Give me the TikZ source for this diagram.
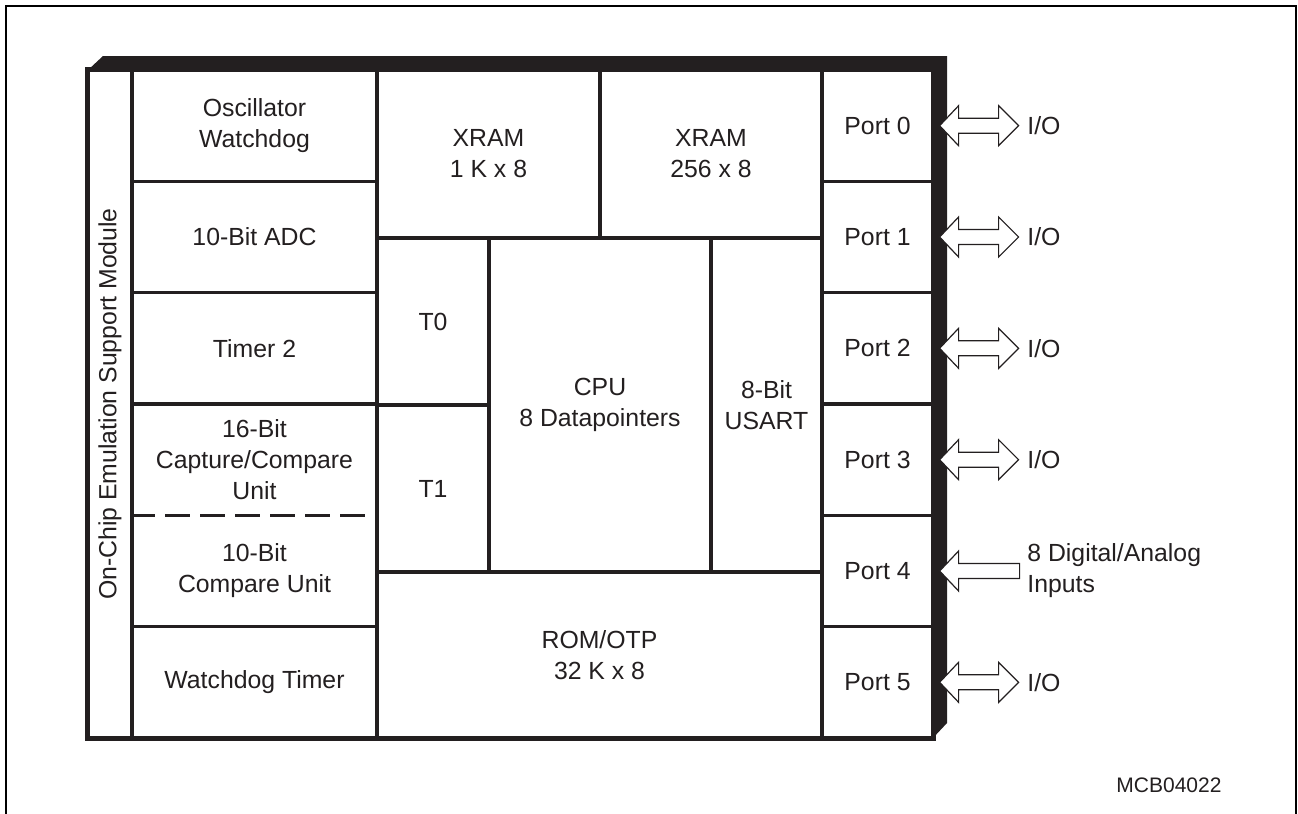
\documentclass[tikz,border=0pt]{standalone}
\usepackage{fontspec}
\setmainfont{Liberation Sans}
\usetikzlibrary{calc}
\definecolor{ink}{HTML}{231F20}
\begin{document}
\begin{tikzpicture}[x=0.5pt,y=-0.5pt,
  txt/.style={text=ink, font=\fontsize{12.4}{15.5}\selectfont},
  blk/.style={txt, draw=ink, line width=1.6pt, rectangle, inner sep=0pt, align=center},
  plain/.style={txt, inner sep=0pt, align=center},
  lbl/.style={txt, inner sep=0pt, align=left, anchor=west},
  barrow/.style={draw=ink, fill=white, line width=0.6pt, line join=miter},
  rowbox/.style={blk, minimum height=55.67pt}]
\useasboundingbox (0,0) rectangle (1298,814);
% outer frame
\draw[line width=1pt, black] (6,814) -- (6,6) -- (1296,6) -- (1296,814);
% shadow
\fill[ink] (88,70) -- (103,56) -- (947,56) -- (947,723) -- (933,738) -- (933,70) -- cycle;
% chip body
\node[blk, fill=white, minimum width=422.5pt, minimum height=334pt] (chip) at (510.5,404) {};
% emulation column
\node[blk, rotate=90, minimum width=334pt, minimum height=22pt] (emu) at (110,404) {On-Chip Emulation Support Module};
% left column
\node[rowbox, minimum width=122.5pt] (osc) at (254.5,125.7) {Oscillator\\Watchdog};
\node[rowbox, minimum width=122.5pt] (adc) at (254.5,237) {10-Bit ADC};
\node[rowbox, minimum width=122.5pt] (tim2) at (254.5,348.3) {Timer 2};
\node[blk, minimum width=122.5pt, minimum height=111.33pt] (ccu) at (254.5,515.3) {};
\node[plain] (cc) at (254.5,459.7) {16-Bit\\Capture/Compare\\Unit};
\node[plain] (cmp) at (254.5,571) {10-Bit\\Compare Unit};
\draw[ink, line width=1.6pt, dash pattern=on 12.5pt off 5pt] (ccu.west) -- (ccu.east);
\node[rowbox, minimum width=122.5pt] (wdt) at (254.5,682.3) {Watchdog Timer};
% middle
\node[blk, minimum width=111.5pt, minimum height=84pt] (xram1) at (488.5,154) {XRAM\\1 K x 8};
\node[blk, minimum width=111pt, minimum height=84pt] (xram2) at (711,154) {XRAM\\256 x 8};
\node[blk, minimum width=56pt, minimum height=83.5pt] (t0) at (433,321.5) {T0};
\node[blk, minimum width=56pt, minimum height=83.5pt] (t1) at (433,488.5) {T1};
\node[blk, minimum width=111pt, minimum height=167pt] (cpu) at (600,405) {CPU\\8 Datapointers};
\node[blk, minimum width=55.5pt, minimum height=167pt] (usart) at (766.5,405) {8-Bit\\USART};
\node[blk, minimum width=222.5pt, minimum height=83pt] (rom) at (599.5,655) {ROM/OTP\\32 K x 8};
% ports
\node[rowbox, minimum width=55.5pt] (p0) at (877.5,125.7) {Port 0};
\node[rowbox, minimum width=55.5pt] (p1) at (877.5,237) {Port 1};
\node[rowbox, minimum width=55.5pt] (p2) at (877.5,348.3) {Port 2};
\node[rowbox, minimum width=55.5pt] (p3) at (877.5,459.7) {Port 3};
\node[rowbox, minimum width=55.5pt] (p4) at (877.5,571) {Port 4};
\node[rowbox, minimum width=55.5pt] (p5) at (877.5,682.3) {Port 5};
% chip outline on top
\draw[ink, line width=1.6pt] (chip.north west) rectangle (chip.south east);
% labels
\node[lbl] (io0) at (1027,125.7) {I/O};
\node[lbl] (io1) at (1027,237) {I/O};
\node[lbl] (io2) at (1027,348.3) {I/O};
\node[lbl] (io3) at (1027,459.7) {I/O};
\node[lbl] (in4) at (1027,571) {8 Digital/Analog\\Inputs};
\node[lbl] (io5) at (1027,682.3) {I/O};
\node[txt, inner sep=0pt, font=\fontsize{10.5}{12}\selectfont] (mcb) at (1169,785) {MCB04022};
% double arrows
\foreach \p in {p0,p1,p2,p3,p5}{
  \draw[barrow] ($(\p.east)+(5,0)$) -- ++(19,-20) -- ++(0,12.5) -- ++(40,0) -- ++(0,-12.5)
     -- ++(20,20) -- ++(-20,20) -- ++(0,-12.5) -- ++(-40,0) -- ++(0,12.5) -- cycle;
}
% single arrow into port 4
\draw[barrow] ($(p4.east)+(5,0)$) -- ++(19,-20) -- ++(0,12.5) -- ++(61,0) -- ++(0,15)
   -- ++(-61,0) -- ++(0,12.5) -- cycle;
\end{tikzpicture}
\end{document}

########################################

__Written instruction__:
Please set down each line of the data above exactly as written, without the pictures.

__Solution__:
Give me the TikZ source for this diagram.
\documentclass[tikz,border=0pt]{standalone}
\usepackage{fontspec}
\setmainfont{Liberation Sans}
\usetikzlibrary{calc}
\definecolor{ink}{HTML}{231F20}
\begin{document}
\begin{tikzpicture}[x=0.5pt,y=-0.5pt,
  txt/.style={text=ink, font=\fontsize{12.4}{15.5}\selectfont},
  blk/.style={txt, draw=ink, line width=1.6pt, rectangle, inner sep=0pt, align=center},
  plain/.style={txt, inner sep=0pt, align=center},
  lbl/.style={txt, inner sep=0pt, align=left, anchor=west},
  barrow/.style={draw=ink, fill=white, line width=0.6pt, line join=miter},
  rowbox/.style={blk, minimum height=55.67pt}]
\useasboundingbox (0,0) rectangle (1298,814);
% outer frame
\draw[line width=1pt, black] (6,814) -- (6,6) -- (1296,6) -- (1296,814);
% shadow
\fill[ink] (88,70) -- (103,56) -- (947,56) -- (947,723) -- (933,738) -- (933,70) -- cycle;
% chip body
\node[blk, fill=white, minimum width=422.5pt, minimum height=334pt] (chip) at (510.5,404) {};
% emulation column
\node[blk, rotate=90, minimum width=334pt, minimum height=22pt] (emu) at (110,404) {On-Chip Emulation Support Module};
% left column
\node[rowbox, minimum width=122.5pt] (osc) at (254.5,125.7) {Oscillator\\Watchdog};
\node[rowbox, minimum width=122.5pt] (adc) at (254.5,237) {10-Bit ADC};
\node[rowbox, minimum width=122.5pt] (tim2) at (254.5,348.3) {Timer 2};
\node[blk, minimum width=122.5pt, minimum height=111.33pt] (ccu) at (254.5,515.3) {};
\node[plain] (cc) at (254.5,459.7) {16-Bit\\Capture/Compare\\Unit};
\node[plain] (cmp) at (254.5,571) {10-Bit\\Compare Unit};
\draw[ink, line width=1.6pt, dash pattern=on 12.5pt off 5pt] (ccu.west) -- (ccu.east);
\node[rowbox, minimum width=122.5pt] (wdt) at (254.5,682.3) {Watchdog Timer};
% middle
\node[blk, minimum width=111.5pt, minimum height=84pt] (xram1) at (488.5,154) {XRAM\\1 K x 8};
\node[blk, minimum width=111pt, minimum height=84pt] (xram2) at (711,154) {XRAM\\256 x 8};
\node[blk, minimum width=56pt, minimum height=83.5pt] (t0) at (433,321.5) {T0};
\node[blk, minimum width=56pt, minimum height=83.5pt] (t1) at (433,488.5) {T1};
\node[blk, minimum width=111pt, minimum height=167pt] (cpu) at (600,405) {CPU\\8 Datapointers};
\node[blk, minimum width=55.5pt, minimum height=167pt] (usart) at (766.5,405) {8-Bit\\USART};
\node[blk, minimum width=222.5pt, minimum height=83pt] (rom) at (599.5,655) {ROM/OTP\\32 K x 8};
% ports
\node[rowbox, minimum width=55.5pt] (p0) at (877.5,125.7) {Port 0};
\node[rowbox, minimum width=55.5pt] (p1) at (877.5,237) {Port 1};
\node[rowbox, minimum width=55.5pt] (p2) at (877.5,348.3) {Port 2};
\node[rowbox, minimum width=55.5pt] (p3) at (877.5,459.7) {Port 3};
\node[rowbox, minimum width=55.5pt] (p4) at (877.5,571) {Port 4};
\node[rowbox, minimum width=55.5pt] (p5) at (877.5,682.3) {Port 5};
% chip outline on top
\draw[ink, line width=1.6pt] (chip.north west) rectangle (chip.south east);
% labels
\node[lbl] (io0) at (1027,125.7) {I/O};
\node[lbl] (io1) at (1027,237) {I/O};
\node[lbl] (io2) at (1027,348.3) {I/O};
\node[lbl] (io3) at (1027,459.7) {I/O};
\node[lbl] (in4) at (1027,571) {8 Digital/Analog\\Inputs};
\node[lbl] (io5) at (1027,682.3) {I/O};
\node[txt, inner sep=0pt, font=\fontsize{10.5}{12}\selectfont] (mcb) at (1169,785) {MCB04022};
% double arrows
\foreach \p in {p0,p1,p2,p3,p5}{
  \draw[barrow] ($(\p.east)+(5,0)$) -- ++(19,-20) -- ++(0,12.5) -- ++(40,0) -- ++(0,-12.5)
     -- ++(20,20) -- ++(-20,20) -- ++(0,-12.5) -- ++(-40,0) -- ++(0,12.5) -- cycle;
}
% single arrow into port 4
\draw[barrow] ($(p4.east)+(5,0)$) -- ++(19,-20) -- ++(0,12.5) -- ++(61,0) -- ++(0,15)
   -- ++(-61,0) -- ++(0,12.5) -- cycle;
\end{tikzpicture}
\end{document}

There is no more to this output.